Knicks have a star in Karl-Anthony Towns, and they need to help him shine

The Knicks' Karl-Anthony Towns tries to pass around the Milwaukee Bucks' Myles Turner during the first half of an NBA game Tuesday in Milwaukee. Credit: AP/Morry Gash
CHICAGO — All you need to do is look at the annual NBA race to the bottom, the teams tanking, calling it a plan or a process, to know that the league is a star-driven venture. And it’s not for ticket sales, but for the reality that unstoppable star power is how championships are won.
So when Mike Brown and Doc Rivers both spoke before the game Tuesday night about stars being unstoppable, it was a simple reality. But when Brown began his postgame state of the Knicks address by wildly praising Karl-Anthony Towns' magnificent first-half performance in Milwaukee, skeptical eyebrows were raised among the media and the fan base. No one would be surprised if you included Towns himself.
The Knicks moved Julius Randle and Donte DiVincenzo and inherited a four-year, $224 million contract extension Towns had signed with the Minnesota Timberwolves — $53.1 million this season. And they didn’t do that for a decoy, a ball mover. Towns is one of the greatest shooting centers in NBA history and Tuesday he didn’t attempt a field goal, a free throw or hand out an assist in the first quarter. In the second quarter, he got one field-goal attempt and one trip to the free-throw line and still no assists. By halftime, Jalen Brunson, the team’s other star, had already put up 14 field-goal attempts, six free throws and piled up 21 of his 36 points.
And Brown’s description of this?
“I thought the first half, KAT was the one that got us started,” Brown said. “KAT’s first couple plays, he caught that thing, made a quick decision. He touched the paint [and] what did he do? He started the dominoes. He sprayed the ball and got guys wide-open looks.
"Or those guys, whoever caught it, snap drove. They touched the paint, they scored it or sprayed it. It all started with KAT. KAT played a remarkable first half offensively. Sometimes it doesn’t show up in your field-goal attempts when you play a remarkable game. He had one field-goal attempt because that’s the way they were playing him. When he touched it, he drew two and then kicked it.”
That is coachspeak, an understandable strategic explanation. And Towns said all the right things, too. But do you believe it? And more important, does Towns really believe it?
Remember, before the season even began, Towns was asked about his fit in Brown’s system, and he raised alarms when he answered, “Honestly, I don’t know. We’re figuring it out. But honestly, I just don’t know. It’s just different. We’re still figuring it out.”
Has this seemed to be ticking since that moment? That’s understandable, too. Stars don’t serve as decoys and Towns showed some frustration — more frustration — in the third quarter when he tried to take an aggressive tact. He finished 2-for-12 with eight points and the Knicks lost their second straight game.
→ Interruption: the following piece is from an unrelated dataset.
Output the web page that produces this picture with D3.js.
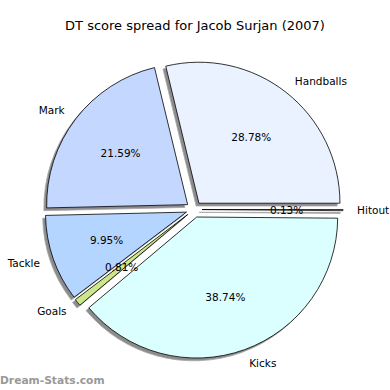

“I got to do whatever’s needed to win, and first half I played how we needed me to play,” Towns said. “And the game, I felt, switched up and I tried to get going just in case we needed me, and I just didn’t make a shot so I pressed a little bit too much today. I have more experience than to do that, but I didn’t do what we needed me to do tonight, and that’s on me and I take full responsibility.”
Some of this can be attributed to an early season game with a new system and players missing. And some of it is the reality that the Knicks took a chance, trying to change something that was working and trying to make it better. The real risk is that in trying to make the team better, the offense smoother, the Knicks could lose something from their stars. Brunson has seemed, well, like Brunson. But Towns has struggled to find his place.
“I got a new role,” Towns said. “I just have to embrace it and I didn’t do that for 48 minutes tonight. It hurts. It’s going to be a tough car ride. It’s going to be a tough two days to live with that, but I’ve had tough days before. Just mark this up into the same category. But it’s Game Four. I know everyone’s going to be stressing in New York, the way we talk, New York everything . . . We’ve got to learn, I got to learn. I’ve got to be better.”
He does, and it’s up to Brown to help him. The Knicks invested heavily to obtain a star like Towns. And they need him to be one.